The University of Wisconsin-Madison is not one of them. Campus leaders here have taken a thoughtful, go-slow approach, but there are also risks in waiting too long. If the UW is not part of the march, will it be left in the dust or will it watch as the others walk off a cliff?
Here are some of the questions without answers:
If colleges and universities essentially give away their content online, will they go the way of newspapers with slashed staffs, and will some just go out of business? And what happens to the survivors, as the UW-Madison certainly will be? Will they continue as different institutions with less need for expensive bricks and mortar and far fewer smart and aggravating young people clogging their campuses?
And what would that mean for the rite of passage that is college? For millions of young Americans, those four years shape their lives, and it's not all because of what happens in the classroom.
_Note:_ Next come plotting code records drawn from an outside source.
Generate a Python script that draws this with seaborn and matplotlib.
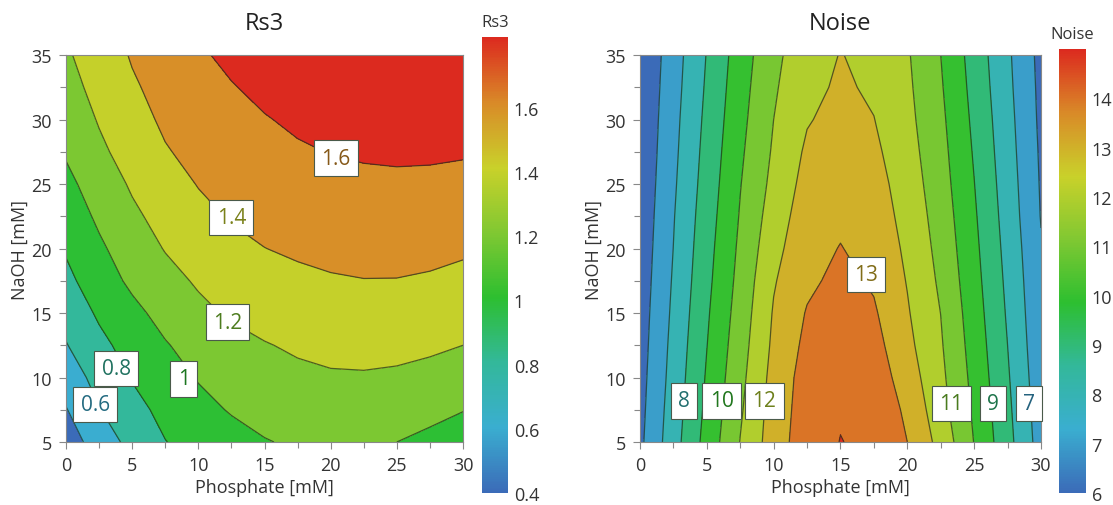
import numpy as np
import matplotlib
matplotlib.use("Agg")
import matplotlib.pyplot as plt
import seaborn as sns
from matplotlib.colors import Normalize
from matplotlib.cm import ScalarMappable
from matplotlib.ticker import MultipleLocator


# -------------------- DATA --------------------
phosphate = [0, 2.5, 5, 7.5, 10, 12.5, 15, 17.5, 20, 22.5, 25, 27.5, 30]
naoh = [5, 7.5, 10, 12.5, 15, 17.5, 20, 22.5, 25, 27.5, 30, 32.5, 35]

# one row per NaOH value, one column per phosphate value
rs3 = [
    [0.30, 0.49, 0.66, 0.795, 0.87, 0.935, 0.99, 1.025, 1.04, 1.03, 1.00, 0.95, 0.89],
    [0.39, 0.592, 0.735, 0.855, 0.945, 1.014, 1.063, 1.096, 1.111, 1.110, 1.093, 1.058, 1.007],
    [0.49, 0.669, 0.812, 0.92, 1.012, 1.078, 1.128, 1.162, 1.181, 1.184, 1.172, 1.145, 1.102],
    [0.59, 0.75, 0.876, 0.987, 1.07, 1.135, 1.19, 1.225, 1.248, 1.256, 1.25, 1.231, 1.20],
    [0.67, 0.828, 0.953, 1.06, 1.155, 1.225, 1.267, 1.299, 1.319, 1.327, 1.323, 1.306, 1.277],
    [0.75, 0.909, 1.036, 1.136, 1.223, 1.281, 1.327, 1.362, 1.385, 1.396, 1.395, 1.381, 1.354],
    [0.82, 0.97, 1.095, 1.21, 1.285, 1.35, 1.398, 1.426, 1.444, 1.453, 1.454, 1.445, 1.425],
    [0.89, 1.032, 1.165, 1.265, 1.35, 1.415, 1.451, 1.479, 1.498, 1.509, 1.511, 1.504, 1.489],
    [0.95, 1.094, 1.223, 1.32, 1.408, 1.458, 1.498, 1.530, 1.552, 1.564, 1.568, 1.563, 1.552],
    [1.02, 1.163, 1.28, 1.387, 1.45, 1.50, 1.54, 1.58, 1.605, 1.62, 1.628, 1.626, 1.616],
    [1.075, 1.214, 1.333, 1.43, 1.49, 1.545, 1.59, 1.629, 1.661, 1.682, 1.692, 1.689, 1.68],
    [1.135, 1.256, 1.378, 1.46, 1.53, 1.59, 1.642, 1.687, 1.721, 1.744, 1.755, 1.754, 1.746],
    [1.175, 1.30, 1.415, 1.50, 1.575, 1.641, 1.699, 1.745, 1.781, 1.805, 1.818, 1.819, 1.81],
]

noise = [
    [5.79, 7.59, 9.36, 11.03, 12.5, 13.57, 14.02, 13.83, 13.0, 11.67, 9.97, 8.33, 6.57],
    [5.71, 7.49, 9.22, 10.87, 12.43, 13.49, 13.93, 13.74, 12.81, 11.38, 9.84, 8.22, 6.48],
    [5.64, 7.38, 9.10, 10.72, 12.33, 13.43, 13.82, 13.58, 12.51, 11.23, 9.71, 8.11, 6.38],
    [5.57, 7.29, 8.98, 10.58, 12.19, 13.25, 13.66, 13.35, 12.26, 11.10, 9.59, 8.0, 6.29],
    [5.51, 7.19, 8.87, 10.44, 12.08, 13.07, 13.47, 13.12, 12.09, 10.99, 9.47, 7.89, 6.22],
    [5.44, 7.10, 8.75, 10.31, 11.92, 12.8, 13.26, 12.88, 11.95, 10.83, 9.35, 7.79, 6.15],
    [5.38, 7.01, 8.65, 10.19, 11.68, 12.72, 13.03, 12.72, 11.81, 10.69, 9.24, 7.69, 6.07],
    [5.31, 6.94, 8.54, 10.07, 11.47, 12.54, 12.85, 12.54, 11.67, 10.56, 9.13, 7.59, 5.96],
    [5.25, 6.85, 8.43, 9.96, 11.27, 12.35, 12.68, 12.39, 11.53, 10.43, 9.02, 7.5, 5.91],
    [5.19, 6.77, 8.33, 9.84, 11.12, 12.16, 12.5, 12.2, 11.39, 10.32, 8.91, 7.41, 5.86],
    [5.14, 6.70, 8.23, 9.72, 11.0, 11.93, 12.3, 12.02, 11.27, 10.21, 8.80, 7.33, 5.80],
    [5.09, 6.62, 8.13, 9.61, 10.88, 11.72, 12.15, 11.85, 11.18, 10.1, 8.69, 7.24, 5.76],
    [5.03, 6.55, 8.04, 9.5, 10.76, 11.6, 12.03, 11.76, 11.1, 10.0, 8.59, 7.17, 5.71],
]

# contour levels / colorbar ranges
rs3_levels = [0.4, 0.6, 0.8, 1.0, 1.2, 1.4, 1.6]
rs3_range = (0.4, 1.82)
rs3_ticks = [0.4, 0.6, 0.8, 1.0, 1.2, 1.4, 1.6]
rs3_ticklabels = ["0.4", "0.6", "0.8", "1", "1.2", "1.4", "1.6"]

noise_levels = [6, 7, 8, 9, 10, 11, 12, 13, 14]
noise_range = (6, 15)
noise_ticks = [6, 7, 8, 9, 10, 11, 12, 13, 14]

# labels drawn on the contour lines
rs3_labels = ["0.6", "0.8", "1", "1.2", "1.4", "1.6"]
rs3_label_xy = [(2.2, 7.9), (3.8, 10.7), (8.9, 9.9), (12.2, 14.3), (12.5, 22.4), (20.4, 27.0)]
noise_labels = ["8", "10", "12", "13", "11", "9", "7"]
noise_label_xy = [(3.3, 8.2), (6.1, 8.2), (9.3, 8.2), (16.9, 18.0), (23.3, 8.0), (26.4, 8.0), (29.1, 8.0)]


# -------------------- STYLE --------------------
sns.set_style("ticks")
plt.rcParams['font.family'] = ['Open Sans', 'DejaVu Sans']
plt.rcParams['text.color'] = '#222222'

cmap = sns.blend_palette(['#3b6bb8', '#3aaed0', '#33b89a', '#2dbf30',
                          '#80c832', '#c9d12a', '#d98a28', '#dc2a1f'], as_cmap=True)


def darker(c, f=0.62):
    return tuple(v * f for v in c[:3])


def draw_panel(ax, cax, Z, levels, vrange, ticks, ticklabels, title, labels, label_xy):
    Z = np.array(Z)
    norm = Normalize(*vrange)
    # bands are painted with the colour of their upper level
    fill_levels = [Z.min() - 1] + list(levels) + [Z.max() + 1]
    uppers = list(levels) + [vrange[1]]
    band_colors = [cmap(norm(u)) for u in uppers]
    ax.contourf(phosphate, naoh, Z, levels=fill_levels, colors=band_colors)
    ax.contour(phosphate, naoh, Z, levels=levels, colors='#1c2e1c',
               linewidths=0.9, alpha=0.7)

    for txt, (lx, ly) in zip(labels, label_xy):
        val = float(txt)
        ax.text(lx, ly, txt, ha='center', va='center', fontsize=15,
                color=darker(cmap(norm(val))), zorder=5,
                bbox=dict(boxstyle='square,pad=0.35', fc='white',
                          ec='#4a5a4a', lw=0.8))

    ax.set_xlim(0, 30)
    ax.set_ylim(5, 35)
    ax.xaxis.set_major_locator(MultipleLocator(5))
    ax.xaxis.set_minor_locator(MultipleLocator(2.5))
    ax.yaxis.set_major_locator(MultipleLocator(5))
    ax.yaxis.set_minor_locator(MultipleLocator(2.5))
    ax.grid(which='both', color='white', alpha=0.12, lw=0.6)
    ax.tick_params(which='major', direction='out', length=5, width=0.8, pad=5,
                   color='#888888', labelsize=13, labelcolor='#333333')
    ax.tick_params(which='minor', direction='out', length=4, width=0.8, color='#888888')
    for sp in ax.spines.values():
        sp.set_color('#888888')
        sp.set_linewidth(0.8)
    ax.set_xlabel('Phosphate [mM]', fontsize=13, color='#333333', labelpad=3)
    ax.set_ylabel('NaOH [mM]', fontsize=13, color='#333333', labelpad=2)
    ax.set_title(title, fontsize=17, pad=19)

    sm = ScalarMappable(norm=norm, cmap=cmap)
    cb = plt.colorbar(sm, cax=cax)
    cb.outline.set_visible(False)
    cb.set_ticks(ticks)
    cb.set_ticklabels(ticklabels)
    cb.ax.tick_params(length=0, labelsize=13, labelcolor='#333333', pad=4)
    cax.set_title(title, fontsize=12, pad=8, color='#333333')


# -------------------- FIGURE --------------------
fig = plt.figure(figsize=(11.13, 5.06), dpi=100)
ax1 = fig.add_axes([0.0593, 0.1245, 0.3567, 0.7648])
cax1 = fig.add_axes([0.4331, 0.0237, 0.0234, 0.901])
ax2 = fig.add_axes([0.575, 0.1245, 0.3603, 0.7648])
cax2 = fig.add_axes([0.9515, 0.0237, 0.0243, 0.8775])

draw_panel(ax1, cax1, rs3, rs3_levels, rs3_range, rs3_ticks, rs3_ticklabels,
           'Rs3', rs3_labels, rs3_label_xy)
draw_panel(ax2, cax2, noise, noise_levels, noise_range, noise_ticks,
           [str(t) for t in noise_ticks], 'Noise', noise_labels, noise_label_xy)

fig.savefig('out.png', dpi=100)
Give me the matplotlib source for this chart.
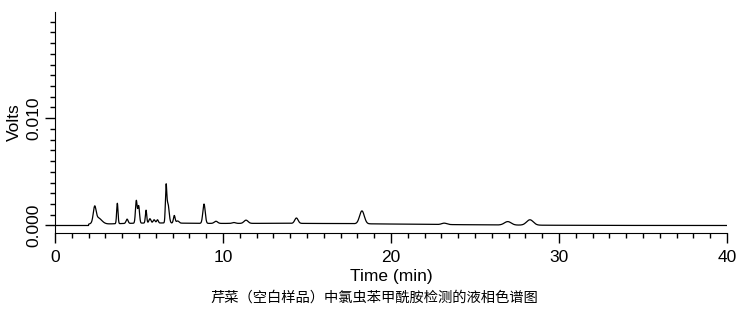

Can they get the same experience in their bedrooms, watching professors lecture on their laptops?
College costs skyrocket
Four streams are coming together to form a raging torrent aimed at the center of higher education: skyrocketing student debt; a nagging recession that has diminished prospects for college grads and pinched their parents' ability to foot the bill; the advent of an aggressive for-profit higher education industry; and, now, the easy availability of higher education just a mouse click away.
Since 1985 the cost of college has increased 559%. The average student gets his degree complete with a $23, 000 debt after four years, and six-figure college debts are becoming increasingly common.